Friday, January 18, 2013
It seems that this time of year brings out the analyst in me. I really evaluate what I'm doing, what's holding me back from attaining my goals, and in the case of my weight work, how and why I sabotage myself. Here's what I've come up with during my last bout of introspection:
I have to want to reach my goal more than I want to do whatever temptation is trying to seduce me at the moment.
What does that mean? I think I've gotten a little comfy now that I've left the point where my weight was a huge deal for me. As I've whittled off some pounds (and figured out how to do it - thank you SP) I've reached a better weight that takes pressure off my psyche and my knees. And for some reason that makes me vulnerable to those temptations
. So when someone brings a piece of chocolate pie to me I don't evaluate it I just eat it. I've never really come to terms that I am a person who doesn't crumble when offered sweets, who doesn't order french fries and a burger when she goes to lunch with friends. I can focus on it, make it happen, take off some weight but I still think I should be able to eat anything I want. And then I backslide.
I have a friend who battled alcoholism for years. She's in great shape today, thank God. But she told me once that while she was making that transition to sobiety every day she would wake up and say "I am not drinking TODAY." That's all she could commit to. It took her a long time to get to the point where she would wake up and say "I'm not a drinker."
I think that's the missing step for me. Right now I'm back to "I'm eating intelligently today."
The weight will begin coming off again with that attitude. But where I'll WIN that battle with my weight is when I wake up knowing that "I'm an intelligent eater."

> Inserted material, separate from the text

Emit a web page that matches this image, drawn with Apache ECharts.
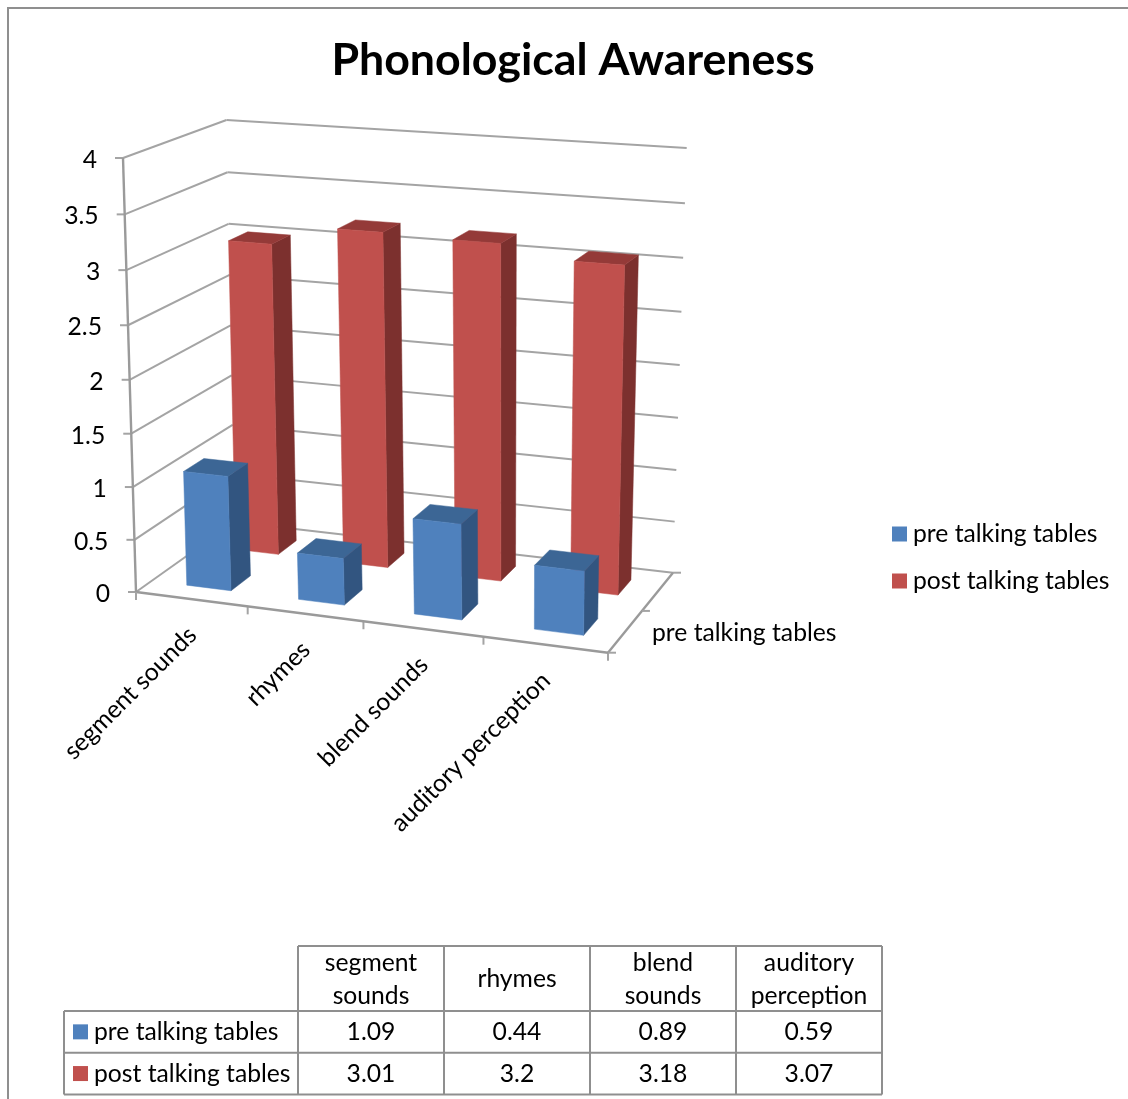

That's when the weight will come off and stay off. That will be when I will begin really living the management life style. As I said, I'm not there yet. I'm still focusing on "this day only" to lose more weight. But I am now aiming to attain the level where my lifestyle has really changed, where I've become an intelligent, healthy eater who uses portion control and restraint to remain healthy. I've been doing this for 2 years and I just never clearly saw this before. I just had to figure this out for myself.